**Written task**
Copy the lines of the data below exactly, starting at the first and stopping after the line that contains "const impairment = [null, null, [600, 800]];"; include no pictures.

── Provided data

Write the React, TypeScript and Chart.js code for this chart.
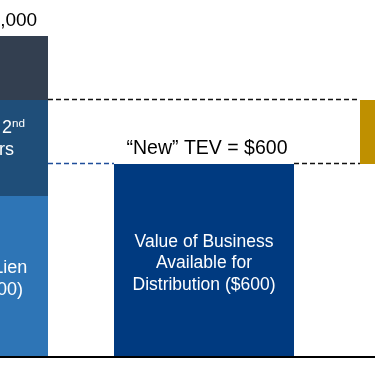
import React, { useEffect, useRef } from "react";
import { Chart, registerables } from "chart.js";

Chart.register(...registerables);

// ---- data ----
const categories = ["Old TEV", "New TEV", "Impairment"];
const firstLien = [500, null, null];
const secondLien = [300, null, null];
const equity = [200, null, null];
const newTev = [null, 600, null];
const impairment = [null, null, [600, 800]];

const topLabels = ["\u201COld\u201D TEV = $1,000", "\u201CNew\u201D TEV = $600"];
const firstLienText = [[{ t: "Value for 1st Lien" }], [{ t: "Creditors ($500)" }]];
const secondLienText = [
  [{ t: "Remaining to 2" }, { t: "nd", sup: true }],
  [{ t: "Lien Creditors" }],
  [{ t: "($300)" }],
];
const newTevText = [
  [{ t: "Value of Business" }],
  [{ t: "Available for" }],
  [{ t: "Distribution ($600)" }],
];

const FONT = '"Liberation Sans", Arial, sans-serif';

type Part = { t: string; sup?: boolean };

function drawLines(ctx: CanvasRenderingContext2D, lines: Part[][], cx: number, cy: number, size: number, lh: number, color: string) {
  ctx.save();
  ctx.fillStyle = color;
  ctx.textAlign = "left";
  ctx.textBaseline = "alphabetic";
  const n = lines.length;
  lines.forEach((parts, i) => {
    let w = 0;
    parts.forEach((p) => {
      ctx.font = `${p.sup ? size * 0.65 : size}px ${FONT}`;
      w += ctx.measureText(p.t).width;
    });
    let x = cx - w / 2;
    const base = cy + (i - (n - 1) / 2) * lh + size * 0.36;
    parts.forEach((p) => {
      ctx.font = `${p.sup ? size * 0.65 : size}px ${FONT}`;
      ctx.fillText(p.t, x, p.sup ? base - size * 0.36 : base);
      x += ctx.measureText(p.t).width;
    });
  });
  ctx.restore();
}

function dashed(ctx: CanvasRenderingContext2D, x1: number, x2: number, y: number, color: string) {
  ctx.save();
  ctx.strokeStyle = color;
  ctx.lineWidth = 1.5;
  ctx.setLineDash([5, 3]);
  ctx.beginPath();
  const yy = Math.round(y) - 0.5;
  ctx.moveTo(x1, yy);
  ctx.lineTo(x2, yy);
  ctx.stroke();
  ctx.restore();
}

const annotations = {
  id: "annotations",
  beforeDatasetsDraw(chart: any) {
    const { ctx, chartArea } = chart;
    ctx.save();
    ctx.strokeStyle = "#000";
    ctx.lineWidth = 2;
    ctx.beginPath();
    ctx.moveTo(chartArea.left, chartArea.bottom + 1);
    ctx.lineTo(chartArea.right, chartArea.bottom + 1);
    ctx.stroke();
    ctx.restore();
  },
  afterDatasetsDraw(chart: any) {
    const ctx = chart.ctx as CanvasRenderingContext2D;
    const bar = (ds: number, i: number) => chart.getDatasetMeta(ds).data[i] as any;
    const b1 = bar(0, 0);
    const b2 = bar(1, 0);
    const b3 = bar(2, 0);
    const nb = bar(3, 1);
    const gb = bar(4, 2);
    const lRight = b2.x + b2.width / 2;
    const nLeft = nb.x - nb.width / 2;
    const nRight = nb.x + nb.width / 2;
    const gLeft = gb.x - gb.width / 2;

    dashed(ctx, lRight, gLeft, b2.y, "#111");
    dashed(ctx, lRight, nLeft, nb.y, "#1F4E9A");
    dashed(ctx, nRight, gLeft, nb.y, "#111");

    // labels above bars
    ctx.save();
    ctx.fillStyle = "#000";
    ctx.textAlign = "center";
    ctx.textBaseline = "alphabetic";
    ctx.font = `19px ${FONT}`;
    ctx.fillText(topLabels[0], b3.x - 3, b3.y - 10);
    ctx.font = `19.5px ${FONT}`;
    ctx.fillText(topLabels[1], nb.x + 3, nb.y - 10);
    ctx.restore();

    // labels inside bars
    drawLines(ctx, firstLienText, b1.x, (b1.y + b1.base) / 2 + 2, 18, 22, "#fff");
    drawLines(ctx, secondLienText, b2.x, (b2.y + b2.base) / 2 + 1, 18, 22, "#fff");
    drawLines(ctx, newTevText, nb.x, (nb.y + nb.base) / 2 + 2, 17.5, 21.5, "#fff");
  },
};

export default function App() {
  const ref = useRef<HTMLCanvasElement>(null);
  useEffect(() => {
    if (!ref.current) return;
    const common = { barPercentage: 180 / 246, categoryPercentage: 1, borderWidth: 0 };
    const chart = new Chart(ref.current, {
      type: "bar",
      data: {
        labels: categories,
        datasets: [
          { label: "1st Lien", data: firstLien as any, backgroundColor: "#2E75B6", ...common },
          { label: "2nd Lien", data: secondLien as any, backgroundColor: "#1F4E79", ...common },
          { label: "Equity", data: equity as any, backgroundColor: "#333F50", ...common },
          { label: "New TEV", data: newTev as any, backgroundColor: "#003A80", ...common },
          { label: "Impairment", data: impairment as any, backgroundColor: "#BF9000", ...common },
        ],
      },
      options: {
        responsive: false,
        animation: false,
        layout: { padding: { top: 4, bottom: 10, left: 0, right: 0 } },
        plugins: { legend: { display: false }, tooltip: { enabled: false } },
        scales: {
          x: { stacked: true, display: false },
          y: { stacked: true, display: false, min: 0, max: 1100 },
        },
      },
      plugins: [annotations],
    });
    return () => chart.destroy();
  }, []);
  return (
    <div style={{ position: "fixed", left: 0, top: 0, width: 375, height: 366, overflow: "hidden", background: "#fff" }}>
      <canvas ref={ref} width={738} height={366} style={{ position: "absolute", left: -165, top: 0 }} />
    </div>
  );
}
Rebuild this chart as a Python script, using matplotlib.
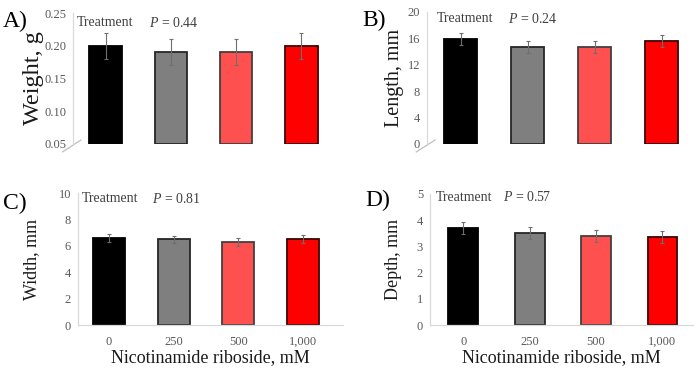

────

**Solved exercise**
Write the React, TypeScript and Chart.js code for this chart.
import React, { useEffect, useRef } from "react";
import { Chart, registerables } from "chart.js";

Chart.register(...registerables);

// ---- data ----
const categories = ["Old TEV", "New TEV", "Impairment"];
const firstLien = [500, null, null];
const secondLien = [300, null, null];
const equity = [200, null, null];
const newTev = [null, 600, null];
const impairment = [null, null, [600, 800]];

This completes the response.